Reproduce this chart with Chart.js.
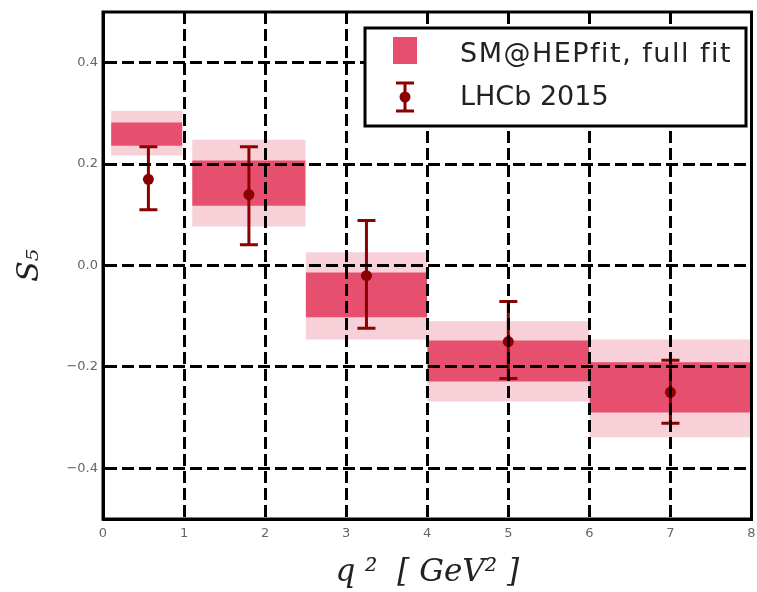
<!DOCTYPE html>
<html>
<head>
<meta charset="utf-8">
<script src="https://cdn.jsdelivr.net/npm/chart.js@4.4.1/dist/chart.umd.min.js"></script>
<style>
  html, body { margin: 0; padding: 0; background: #ffffff; }
  #wrap { width: 757px; height: 592px; }
</style>
</head>
<body>
<div id="wrap"><canvas id="chart" width="757" height="592"></canvas></div>
<script>
// q^2 bins [GeV^2]
const binLo = [0.1, 1.1, 2.5, 4.0, 6.0];
const binHi = [0.98, 2.5, 4.0, 6.0, 8.0];

// SM@HEPfit full fit: outer and inner probability bands for S5
const fitOuterHi = [0.305, 0.248, 0.026, -0.110, -0.146];
const fitOuterLo = [0.217, 0.077, -0.146, -0.268, -0.339];
const fitInnerHi = [0.282, 0.207, -0.014, -0.148, -0.191];
const fitInnerLo = [0.236, 0.118, -0.102, -0.229, -0.290];

// LHCb 2015 measurement
const lhcbQ2 = [0.56, 1.80, 3.25, 5.0, 7.0];
const lhcbS5 = [0.17, 0.14, -0.02, -0.15, -0.25];
const lhcbErrUp = [0.064, 0.094, 0.109, 0.079, 0.063];
const lhcbErrDown = [0.060, 0.099, 0.104, 0.073, 0.061];

// axis ticks
const xTicks = [0, 1, 2, 3, 4, 5, 6, 7, 8];
const yTicks = [-0.4, -0.2, 0.0, 0.2, 0.4];
const yTickLabels = ['\u22120.4', '\u22120.2', '0.0', '0.2', '0.4'];

const legendLabels = ['SM@HEPfit, full fit', 'LHCb 2015'];

const BAND_DARK = '#e64f6e';
const BAND_LIGHT = '#f7d0d8';
const DATA_RED = '#8b0000';

// one filled rectangle per bin and band level: upper edge filled down to lower edge.
// Higher `order` is painted first, so outer bands sit underneath inner ones.
const datasets = [];
function addBand(his, los, color, order) {
  for (let i = 0; i < binLo.length; i++) {
    datasets.push({
      type: 'line', order,
      data: [{x: binLo[i], y: his[i]}, {x: binHi[i], y: his[i]}],
      borderWidth: 0, borderColor: color, backgroundColor: color,
      pointRadius: 0, fill: '+1', tension: 0
    });
    datasets.push({
      type: 'line', order,
      data: [{x: binLo[i], y: los[i]}, {x: binHi[i], y: los[i]}],
      borderWidth: 0, borderColor: color, backgroundColor: color,
      pointRadius: 0, fill: false, tension: 0
    });
  }
}
addBand(fitOuterHi, fitOuterLo, BAND_LIGHT, 3);
addBand(fitInnerHi, fitInnerLo, BAND_DARK, 2);

datasets.push({
  type: 'scatter', order: 1,
  data: lhcbQ2.map((q, i) => ({x: q, y: lhcbS5[i]})),
  pointRadius: 5.5, pointStyle: 'circle',
  backgroundColor: DATA_RED, borderColor: DATA_RED, borderWidth: 0
});

// vertical error bars with caps for the measurement
const errorBars = {
  id: 'errorBars',
  afterDatasetsDraw(chart) {
    const {ctx, scales: {x, y}} = chart;
    ctx.save();
    ctx.strokeStyle = DATA_RED;
    ctx.lineWidth = 3;
    for (let i = 0; i < lhcbQ2.length; i++) {
      const px = x.getPixelForValue(lhcbQ2[i]);
      const top = y.getPixelForValue(lhcbS5[i] + lhcbErrUp[i]);
      const bot = y.getPixelForValue(lhcbS5[i] - lhcbErrDown[i]);
      ctx.beginPath();
      ctx.moveTo(px, top); ctx.lineTo(px, bot);
      ctx.moveTo(px - 9, top); ctx.lineTo(px + 9, top);
      ctx.moveTo(px - 9, bot); ctx.lineTo(px + 9, bot);
      ctx.stroke();
    }
    ctx.restore();
  }
};

// solid frame round the plotting area and the boxed legend in its top right corner
const frameAndLegend = {
  id: 'frameAndLegend',
  afterDraw(chart) {
    const {ctx, chartArea: a} = chart;
    ctx.save();
    ctx.strokeStyle = '#000';
    ctx.lineWidth = 3;
    ctx.strokeRect(a.left, a.top, a.right - a.left, a.bottom - a.top);

    const bx = a.left + 262, by = a.top + 16, bw = 381, bh = 98;
    ctx.fillStyle = '#fff';
    ctx.fillRect(bx, by, bw, bh);
    ctx.strokeRect(bx, by, bw, bh);

    ctx.fillStyle = BAND_DARK;
    ctx.fillRect(bx + 28, by + 9, 24, 27);

    const ex = bx + 40, ey = by + 69;
    ctx.strokeStyle = DATA_RED;
    ctx.beginPath();
    ctx.moveTo(ex, ey - 14); ctx.lineTo(ex, ey + 14);
    ctx.moveTo(ex - 9, ey - 14); ctx.lineTo(ex + 9, ey - 14);
    ctx.moveTo(ex - 9, ey + 14); ctx.lineTo(ex + 9, ey + 14);
    ctx.stroke();
    ctx.fillStyle = DATA_RED;
    ctx.beginPath(); ctx.arc(ex, ey, 5.5, 0, Math.PI * 2); ctx.fill();

    ctx.fillStyle = '#222';
    ctx.font = '27px "DejaVu Sans"';
    ctx.textBaseline = 'alphabetic';
    ctx.textAlign = 'left';
    if ('letterSpacing' in ctx) ctx.letterSpacing = '1.5px';
    ctx.fillText(legendLabels[0], bx + 95, by + 34);
    if ('letterSpacing' in ctx) ctx.letterSpacing = '0px';
    ctx.fillText(legendLabels[1], bx + 95, by + 77);
    ctx.restore();
  }
};

const gridOpts = {color: '#000', lineWidth: 3, drawTicks: false, z: 1};
const borderOpts = {display: true, color: '#000', width: 3, dash: [12, 5], z: 1};

new Chart(document.getElementById('chart'), {
  data: {datasets},
  options: {
    responsive: false,
    animation: false,
    devicePixelRatio: 1,
    layout: {padding: {left: 0, right: 4, top: 12, bottom: 0}},
    plugins: {legend: {display: false}, tooltip: {enabled: false}},
    scales: {
      x: {
        type: 'linear', min: 0, max: 8,
        afterBuildTicks: s => { s.ticks = xTicks.map(v => ({value: v})); },
        afterFit: s => { s.height = 73; s.paddingLeft = 0; s.paddingRight = 0; },
        grid: gridOpts,
        border: borderOpts,
        ticks: {
          z: 1, color: '#666', padding: 7, maxRotation: 0,
          font: {size: 13, family: 'DejaVu Sans'},
          callback: v => String(v)
        },
        title: {
          display: true, text: 'q \u00b2  [ GeV\u00b2 ]', color: '#222',
          font: {family: 'DejaVu Serif', style: 'italic', size: 31},
          padding: {top: 0, bottom: 0}
        }
      },
      y: {
        type: 'linear', min: -0.5, max: 0.5,
        afterBuildTicks: s => { s.ticks = yTicks.map(v => ({value: v})); },
        afterFit: s => { s.width = 103; s.paddingTop = 0; s.paddingBottom = 0; },
        grid: gridOpts,
        border: borderOpts,
        ticks: {
          z: 1, color: '#666', padding: 5,
          font: {size: 13, family: 'DejaVu Sans'},
          callback: v => yTickLabels[yTicks.findIndex(t => Math.abs(t - v) < 1e-9)]
        },
        title: {
          display: true, text: 'S\u2085', color: '#222',
          font: {family: 'DejaVu Serif', style: 'italic', size: 30},
          padding: {top: 12, bottom: 0}
        }
      }
    }
  },
  plugins: [errorBars, frameAndLegend]
});
</script>
</body>
</html>
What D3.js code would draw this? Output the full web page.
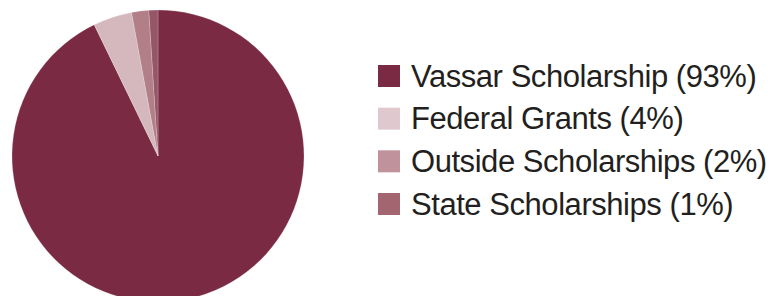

####

THE REQUEST: Report only the number of lines in the data above that contain "with".

TASK RESULT: 2